→ What to produce
Go through the data below and copy it exactly, skipping every picture.

→ Source material
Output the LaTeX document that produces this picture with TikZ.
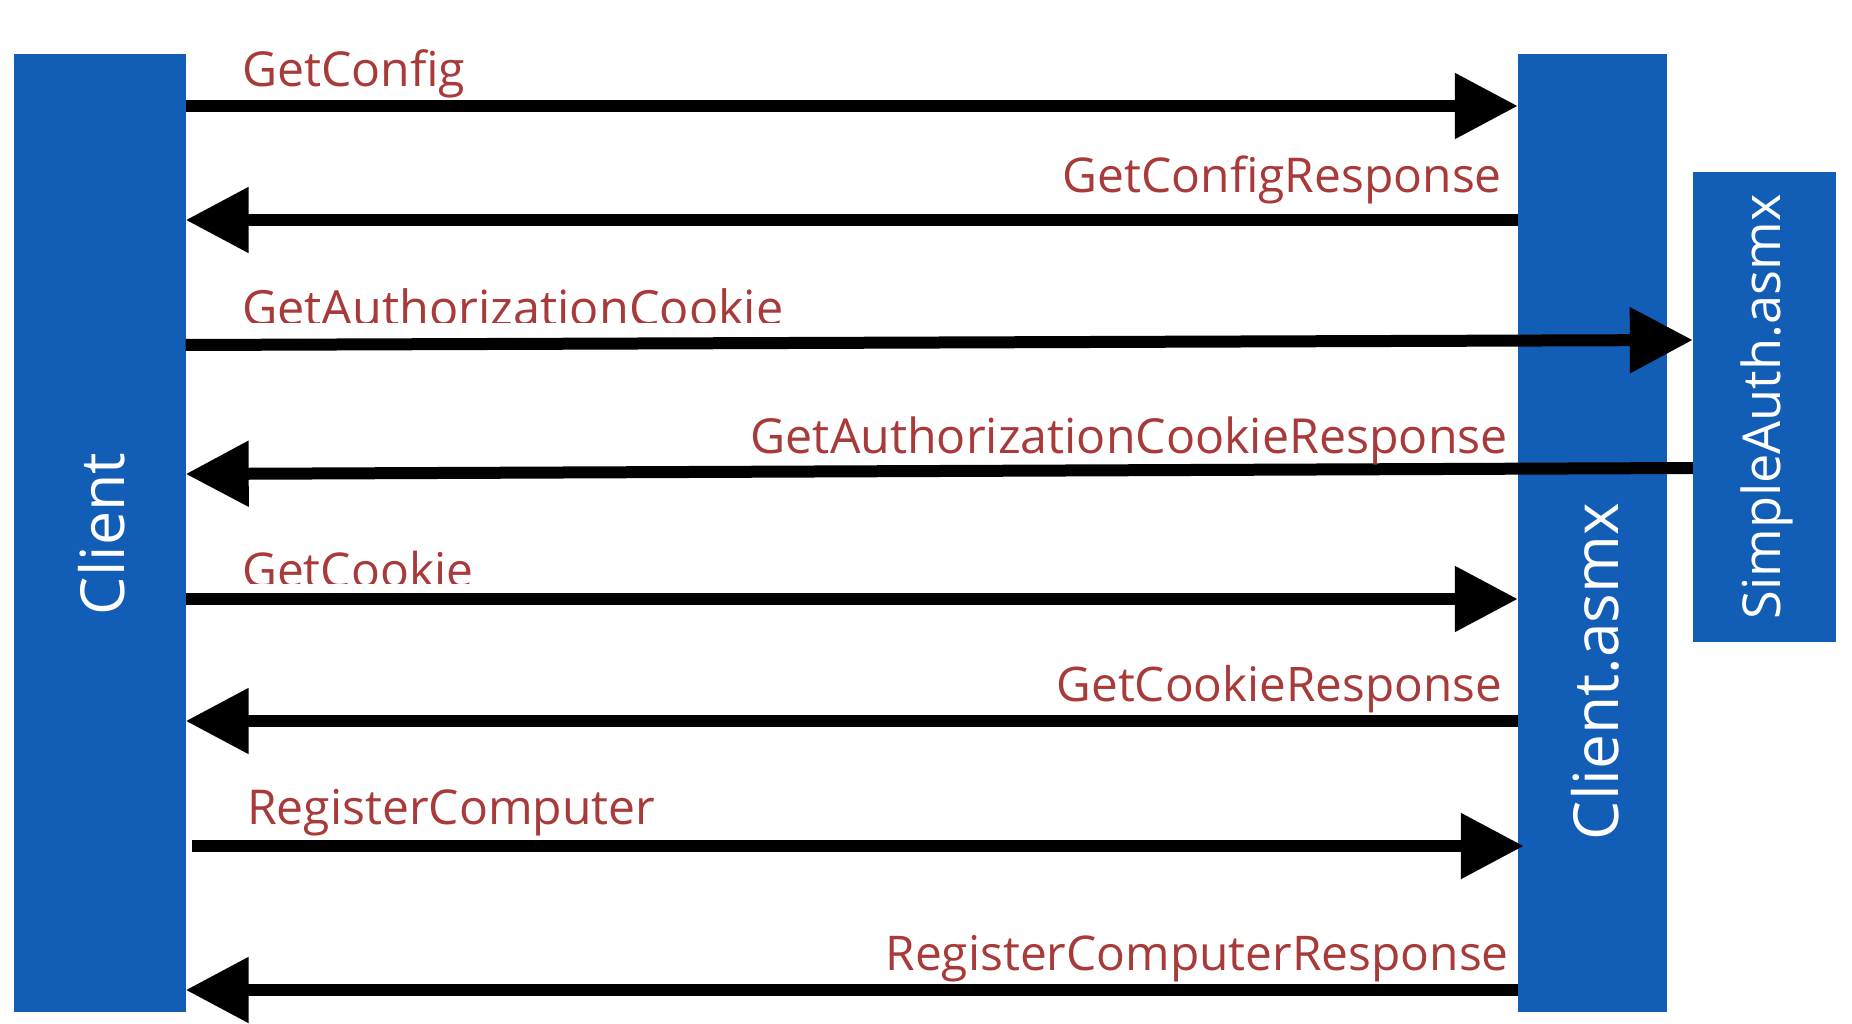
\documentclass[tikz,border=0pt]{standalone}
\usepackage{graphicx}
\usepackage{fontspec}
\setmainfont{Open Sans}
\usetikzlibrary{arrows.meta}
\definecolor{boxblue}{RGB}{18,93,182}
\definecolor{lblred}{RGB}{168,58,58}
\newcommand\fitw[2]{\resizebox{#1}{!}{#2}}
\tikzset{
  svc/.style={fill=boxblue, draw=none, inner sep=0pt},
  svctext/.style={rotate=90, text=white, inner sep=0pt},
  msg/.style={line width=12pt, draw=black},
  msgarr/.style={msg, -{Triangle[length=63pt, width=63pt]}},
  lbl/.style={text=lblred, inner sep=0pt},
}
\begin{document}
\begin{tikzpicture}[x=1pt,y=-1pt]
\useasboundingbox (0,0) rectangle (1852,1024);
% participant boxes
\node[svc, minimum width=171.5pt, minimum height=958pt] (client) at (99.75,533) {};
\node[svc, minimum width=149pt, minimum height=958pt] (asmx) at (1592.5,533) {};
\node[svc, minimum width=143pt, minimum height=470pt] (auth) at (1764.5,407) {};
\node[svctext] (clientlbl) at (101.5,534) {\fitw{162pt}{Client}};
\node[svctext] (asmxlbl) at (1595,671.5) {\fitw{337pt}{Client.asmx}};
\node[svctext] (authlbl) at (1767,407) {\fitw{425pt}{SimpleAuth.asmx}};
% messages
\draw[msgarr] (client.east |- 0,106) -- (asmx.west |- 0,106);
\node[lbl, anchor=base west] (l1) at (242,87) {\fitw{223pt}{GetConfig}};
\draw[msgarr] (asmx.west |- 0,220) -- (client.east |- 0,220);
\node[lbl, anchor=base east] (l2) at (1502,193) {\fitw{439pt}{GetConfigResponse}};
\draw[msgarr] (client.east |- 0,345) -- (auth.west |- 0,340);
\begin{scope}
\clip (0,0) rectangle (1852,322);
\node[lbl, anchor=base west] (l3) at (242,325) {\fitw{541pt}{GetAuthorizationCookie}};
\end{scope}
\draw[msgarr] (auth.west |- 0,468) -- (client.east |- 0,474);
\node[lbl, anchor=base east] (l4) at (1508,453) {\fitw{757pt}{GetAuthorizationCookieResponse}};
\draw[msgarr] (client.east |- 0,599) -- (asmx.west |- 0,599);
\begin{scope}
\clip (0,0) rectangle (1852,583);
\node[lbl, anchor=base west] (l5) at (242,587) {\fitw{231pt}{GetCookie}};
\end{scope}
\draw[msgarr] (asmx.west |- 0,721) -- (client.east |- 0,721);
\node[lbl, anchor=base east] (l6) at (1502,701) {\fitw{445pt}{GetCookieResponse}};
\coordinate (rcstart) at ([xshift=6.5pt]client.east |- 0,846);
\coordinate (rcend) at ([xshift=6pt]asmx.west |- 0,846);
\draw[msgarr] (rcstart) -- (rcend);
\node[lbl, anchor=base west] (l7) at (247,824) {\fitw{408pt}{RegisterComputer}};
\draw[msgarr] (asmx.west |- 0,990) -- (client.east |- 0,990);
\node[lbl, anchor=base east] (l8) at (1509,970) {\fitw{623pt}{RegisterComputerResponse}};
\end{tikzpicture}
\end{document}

→ Reply to the exercise
Output the LaTeX document that produces this picture with TikZ.
\documentclass[tikz,border=0pt]{standalone}
\usepackage{graphicx}
\usepackage{fontspec}
\setmainfont{Open Sans}
\usetikzlibrary{arrows.meta}
\definecolor{boxblue}{RGB}{18,93,182}
\definecolor{lblred}{RGB}{168,58,58}
\newcommand\fitw[2]{\resizebox{#1}{!}{#2}}
\tikzset{
  svc/.style={fill=boxblue, draw=none, inner sep=0pt},
  svctext/.style={rotate=90, text=white, inner sep=0pt},
  msg/.style={line width=12pt, draw=black},
  msgarr/.style={msg, -{Triangle[length=63pt, width=63pt]}},
  lbl/.style={text=lblred, inner sep=0pt},
}
\begin{document}
\begin{tikzpicture}[x=1pt,y=-1pt]
\useasboundingbox (0,0) rectangle (1852,1024);
% participant boxes
\node[svc, minimum width=171.5pt, minimum height=958pt] (client) at (99.75,533) {};
\node[svc, minimum width=149pt, minimum height=958pt] (asmx) at (1592.5,533) {};
\node[svc, minimum width=143pt, minimum height=470pt] (auth) at (1764.5,407) {};
\node[svctext] (clientlbl) at (101.5,534) {\fitw{162pt}{Client}};
\node[svctext] (asmxlbl) at (1595,671.5) {\fitw{337pt}{Client.asmx}};
\node[svctext] (authlbl) at (1767,407) {\fitw{425pt}{SimpleAuth.asmx}};
% messages
\draw[msgarr] (client.east |- 0,106) -- (asmx.west |- 0,106);
\node[lbl, anchor=base west] (l1) at (242,87) {\fitw{223pt}{GetConfig}};
\draw[msgarr] (asmx.west |- 0,220) -- (client.east |- 0,220);
\node[lbl, anchor=base east] (l2) at (1502,193) {\fitw{439pt}{GetConfigResponse}};
\draw[msgarr] (client.east |- 0,345) -- (auth.west |- 0,340);
\begin{scope}
\clip (0,0) rectangle (1852,322);
\node[lbl, anchor=base west] (l3) at (242,325) {\fitw{541pt}{GetAuthorizationCookie}};
\end{scope}
\draw[msgarr] (auth.west |- 0,468) -- (client.east |- 0,474);
\node[lbl, anchor=base east] (l4) at (1508,453) {\fitw{757pt}{GetAuthorizationCookieResponse}};
\draw[msgarr] (client.east |- 0,599) -- (asmx.west |- 0,599);
\begin{scope}
\clip (0,0) rectangle (1852,583);
\node[lbl, anchor=base west] (l5) at (242,587) {\fitw{231pt}{GetCookie}};
\end{scope}
\draw[msgarr] (asmx.west |- 0,721) -- (client.east |- 0,721);
\node[lbl, anchor=base east] (l6) at (1502,701) {\fitw{445pt}{GetCookieResponse}};
\coordinate (rcstart) at ([xshift=6.5pt]client.east |- 0,846);
\coordinate (rcend) at ([xshift=6pt]asmx.west |- 0,846);
\draw[msgarr] (rcstart) -- (rcend);
\node[lbl, anchor=base west] (l7) at (247,824) {\fitw{408pt}{RegisterComputer}};
\draw[msgarr] (asmx.west |- 0,990) -- (client.east |- 0,990);
\node[lbl, anchor=base east] (l8) at (1509,970) {\fitw{623pt}{RegisterComputerResponse}};
\end{tikzpicture}
\end{document}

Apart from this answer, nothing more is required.